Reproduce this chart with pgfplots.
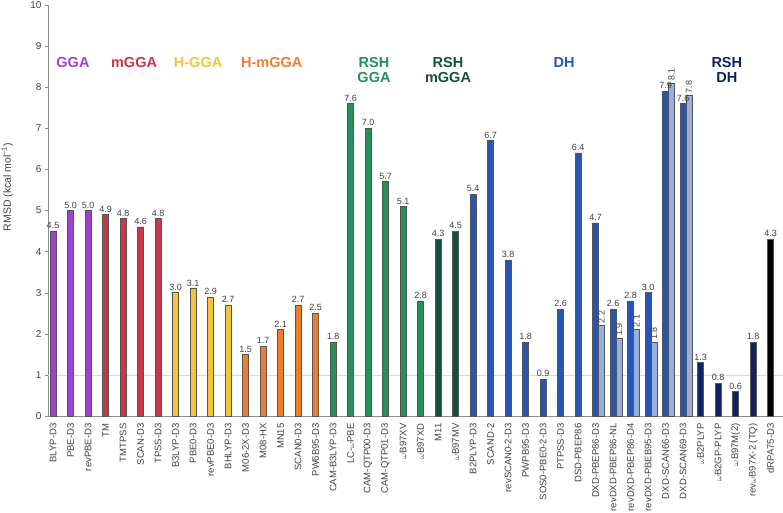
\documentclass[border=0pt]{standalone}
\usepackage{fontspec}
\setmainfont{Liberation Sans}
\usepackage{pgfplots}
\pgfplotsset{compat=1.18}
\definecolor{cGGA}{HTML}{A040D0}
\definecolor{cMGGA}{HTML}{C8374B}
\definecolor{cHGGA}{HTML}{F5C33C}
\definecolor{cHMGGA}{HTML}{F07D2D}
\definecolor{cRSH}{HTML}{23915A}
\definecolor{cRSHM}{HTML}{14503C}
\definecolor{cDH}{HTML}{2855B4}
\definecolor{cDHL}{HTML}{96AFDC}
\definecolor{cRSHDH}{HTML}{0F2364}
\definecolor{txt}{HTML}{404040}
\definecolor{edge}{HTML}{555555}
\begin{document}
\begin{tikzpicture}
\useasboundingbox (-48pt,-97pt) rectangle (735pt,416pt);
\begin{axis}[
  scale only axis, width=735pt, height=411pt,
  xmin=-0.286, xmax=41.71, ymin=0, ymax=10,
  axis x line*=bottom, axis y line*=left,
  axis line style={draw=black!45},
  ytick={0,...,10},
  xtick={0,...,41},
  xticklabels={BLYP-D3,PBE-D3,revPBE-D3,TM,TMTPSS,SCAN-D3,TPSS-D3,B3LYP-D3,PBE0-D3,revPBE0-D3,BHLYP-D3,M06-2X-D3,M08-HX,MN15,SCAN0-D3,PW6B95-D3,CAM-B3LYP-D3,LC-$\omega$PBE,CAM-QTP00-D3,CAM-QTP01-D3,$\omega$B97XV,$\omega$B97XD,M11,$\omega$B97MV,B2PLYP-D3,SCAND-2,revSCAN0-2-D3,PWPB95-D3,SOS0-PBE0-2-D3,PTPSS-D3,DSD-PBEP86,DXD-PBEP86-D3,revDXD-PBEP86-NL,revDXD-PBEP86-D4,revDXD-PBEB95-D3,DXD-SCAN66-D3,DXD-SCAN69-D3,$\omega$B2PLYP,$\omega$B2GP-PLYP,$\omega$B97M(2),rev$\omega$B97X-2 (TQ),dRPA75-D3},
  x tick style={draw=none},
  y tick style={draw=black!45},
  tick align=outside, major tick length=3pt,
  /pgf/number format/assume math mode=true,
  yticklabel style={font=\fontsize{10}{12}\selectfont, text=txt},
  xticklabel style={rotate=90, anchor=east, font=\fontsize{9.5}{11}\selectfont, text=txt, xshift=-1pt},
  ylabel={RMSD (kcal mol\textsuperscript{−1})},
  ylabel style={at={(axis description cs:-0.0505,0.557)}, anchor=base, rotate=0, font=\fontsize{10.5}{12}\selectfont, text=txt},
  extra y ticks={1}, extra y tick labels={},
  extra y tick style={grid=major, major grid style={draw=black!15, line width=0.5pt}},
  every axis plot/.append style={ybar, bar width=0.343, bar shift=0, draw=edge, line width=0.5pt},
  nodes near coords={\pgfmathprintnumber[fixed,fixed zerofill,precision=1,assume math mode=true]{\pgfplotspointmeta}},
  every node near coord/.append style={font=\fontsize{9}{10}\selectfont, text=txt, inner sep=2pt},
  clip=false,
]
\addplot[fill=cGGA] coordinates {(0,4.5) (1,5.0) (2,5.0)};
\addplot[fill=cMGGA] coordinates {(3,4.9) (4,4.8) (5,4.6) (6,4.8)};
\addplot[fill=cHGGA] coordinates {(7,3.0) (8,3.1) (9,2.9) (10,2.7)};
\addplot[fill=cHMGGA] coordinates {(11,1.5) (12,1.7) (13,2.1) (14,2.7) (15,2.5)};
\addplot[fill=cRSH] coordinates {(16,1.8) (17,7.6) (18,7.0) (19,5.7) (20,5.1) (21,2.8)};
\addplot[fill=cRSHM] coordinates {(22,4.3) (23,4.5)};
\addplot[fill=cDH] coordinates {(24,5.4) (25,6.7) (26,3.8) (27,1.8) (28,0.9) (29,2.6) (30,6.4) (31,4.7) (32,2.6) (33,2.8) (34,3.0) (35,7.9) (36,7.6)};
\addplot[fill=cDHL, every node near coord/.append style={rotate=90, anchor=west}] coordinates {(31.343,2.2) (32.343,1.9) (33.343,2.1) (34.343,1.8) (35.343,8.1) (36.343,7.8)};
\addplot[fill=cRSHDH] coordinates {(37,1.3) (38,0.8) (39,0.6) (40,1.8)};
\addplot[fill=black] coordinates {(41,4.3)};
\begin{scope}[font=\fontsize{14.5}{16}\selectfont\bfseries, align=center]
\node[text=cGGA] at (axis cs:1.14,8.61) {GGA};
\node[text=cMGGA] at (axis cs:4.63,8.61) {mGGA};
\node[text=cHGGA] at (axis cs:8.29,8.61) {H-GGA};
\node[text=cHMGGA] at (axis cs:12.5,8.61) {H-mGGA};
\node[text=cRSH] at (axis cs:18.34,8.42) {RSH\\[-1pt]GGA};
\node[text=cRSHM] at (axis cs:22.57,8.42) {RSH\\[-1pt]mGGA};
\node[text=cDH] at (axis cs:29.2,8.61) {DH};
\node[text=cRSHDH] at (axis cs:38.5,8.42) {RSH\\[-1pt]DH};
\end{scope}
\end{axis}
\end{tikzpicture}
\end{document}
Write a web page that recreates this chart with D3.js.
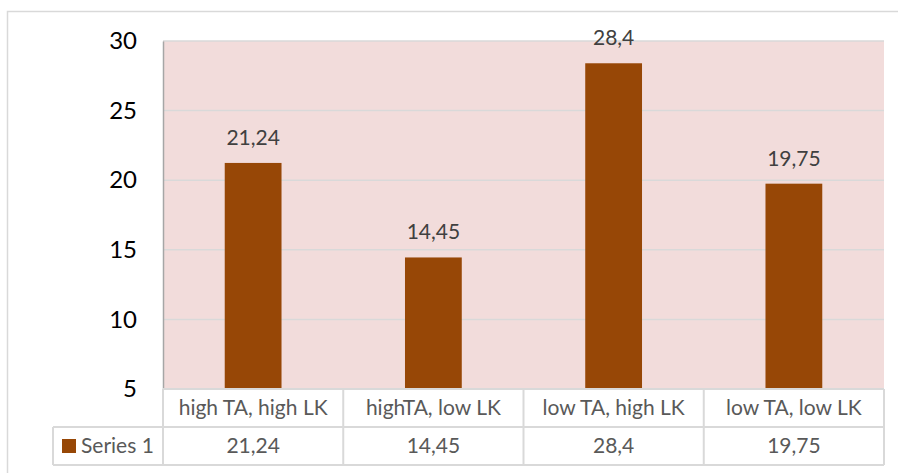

══════

§ **What is being asked**
Each entry shown above must be quoted exactly, with its pictures left out.

§ **Exercise output**
Reproduce this chart with pgfplots.
\documentclass[border=0pt]{standalone}
\usepackage{fontspec}
\setmainfont{Liberation Sans}
\usepackage{pgfplots}
\pgfplotsset{compat=1.18}
\definecolor{cGGA}{HTML}{A040D0}
\definecolor{cMGGA}{HTML}{C8374B}
\definecolor{cHGGA}{HTML}{F5C33C}
\definecolor{cHMGGA}{HTML}{F07D2D}
\definecolor{cRSH}{HTML}{23915A}
\definecolor{cRSHM}{HTML}{14503C}
\definecolor{cDH}{HTML}{2855B4}
\definecolor{cDHL}{HTML}{96AFDC}
\definecolor{cRSHDH}{HTML}{0F2364}
\definecolor{txt}{HTML}{404040}
\definecolor{edge}{HTML}{555555}
\begin{document}
\begin{tikzpicture}
\useasboundingbox (-48pt,-97pt) rectangle (735pt,416pt);
\begin{axis}[
  scale only axis, width=735pt, height=411pt,
  xmin=-0.286, xmax=41.71, ymin=0, ymax=10,
  axis x line*=bottom, axis y line*=left,
  axis line style={draw=black!45},
  ytick={0,...,10},
  xtick={0,...,41},
  xticklabels={BLYP-D3,PBE-D3,revPBE-D3,TM,TMTPSS,SCAN-D3,TPSS-D3,B3LYP-D3,PBE0-D3,revPBE0-D3,BHLYP-D3,M06-2X-D3,M08-HX,MN15,SCAN0-D3,PW6B95-D3,CAM-B3LYP-D3,LC-$\omega$PBE,CAM-QTP00-D3,CAM-QTP01-D3,$\omega$B97XV,$\omega$B97XD,M11,$\omega$B97MV,B2PLYP-D3,SCAND-2,revSCAN0-2-D3,PWPB95-D3,SOS0-PBE0-2-D3,PTPSS-D3,DSD-PBEP86,DXD-PBEP86-D3,revDXD-PBEP86-NL,revDXD-PBEP86-D4,revDXD-PBEB95-D3,DXD-SCAN66-D3,DXD-SCAN69-D3,$\omega$B2PLYP,$\omega$B2GP-PLYP,$\omega$B97M(2),rev$\omega$B97X-2 (TQ),dRPA75-D3},
  x tick style={draw=none},
  y tick style={draw=black!45},
  tick align=outside, major tick length=3pt,
  /pgf/number format/assume math mode=true,
  yticklabel style={font=\fontsize{10}{12}\selectfont, text=txt},
  xticklabel style={rotate=90, anchor=east, font=\fontsize{9.5}{11}\selectfont, text=txt, xshift=-1pt},
  ylabel={RMSD (kcal mol\textsuperscript{−1})},
  ylabel style={at={(axis description cs:-0.0505,0.557)}, anchor=base, rotate=0, font=\fontsize{10.5}{12}\selectfont, text=txt},
  extra y ticks={1}, extra y tick labels={},
  extra y tick style={grid=major, major grid style={draw=black!15, line width=0.5pt}},
  every axis plot/.append style={ybar, bar width=0.343, bar shift=0, draw=edge, line width=0.5pt},
  nodes near coords={\pgfmathprintnumber[fixed,fixed zerofill,precision=1,assume math mode=true]{\pgfplotspointmeta}},
  every node near coord/.append style={font=\fontsize{9}{10}\selectfont, text=txt, inner sep=2pt},
  clip=false,
]
\addplot[fill=cGGA] coordinates {(0,4.5) (1,5.0) (2,5.0)};
\addplot[fill=cMGGA] coordinates {(3,4.9) (4,4.8) (5,4.6) (6,4.8)};
\addplot[fill=cHGGA] coordinates {(7,3.0) (8,3.1) (9,2.9) (10,2.7)};
\addplot[fill=cHMGGA] coordinates {(11,1.5) (12,1.7) (13,2.1) (14,2.7) (15,2.5)};
\addplot[fill=cRSH] coordinates {(16,1.8) (17,7.6) (18,7.0) (19,5.7) (20,5.1) (21,2.8)};
\addplot[fill=cRSHM] coordinates {(22,4.3) (23,4.5)};
\addplot[fill=cDH] coordinates {(24,5.4) (25,6.7) (26,3.8) (27,1.8) (28,0.9) (29,2.6) (30,6.4) (31,4.7) (32,2.6) (33,2.8) (34,3.0) (35,7.9) (36,7.6)};
\addplot[fill=cDHL, every node near coord/.append style={rotate=90, anchor=west}] coordinates {(31.343,2.2) (32.343,1.9) (33.343,2.1) (34.343,1.8) (35.343,8.1) (36.343,7.8)};
\addplot[fill=cRSHDH] coordinates {(37,1.3) (38,0.8) (39,0.6) (40,1.8)};
\addplot[fill=black] coordinates {(41,4.3)};
\begin{scope}[font=\fontsize{14.5}{16}\selectfont\bfseries, align=center]
\node[text=cGGA] at (axis cs:1.14,8.61) {GGA};
\node[text=cMGGA] at (axis cs:4.63,8.61) {mGGA};
\node[text=cHGGA] at (axis cs:8.29,8.61) {H-GGA};
\node[text=cHMGGA] at (axis cs:12.5,8.61) {H-mGGA};
\node[text=cRSH] at (axis cs:18.34,8.42) {RSH\\[-1pt]GGA};
\node[text=cRSHM] at (axis cs:22.57,8.42) {RSH\\[-1pt]mGGA};
\node[text=cDH] at (axis cs:29.2,8.61) {DH};
\node[text=cRSHDH] at (axis cs:38.5,8.42) {RSH\\[-1pt]DH};
\end{scope}
\end{axis}
\end{tikzpicture}
\end{document}
Write a web page that recreates this chart with D3.js.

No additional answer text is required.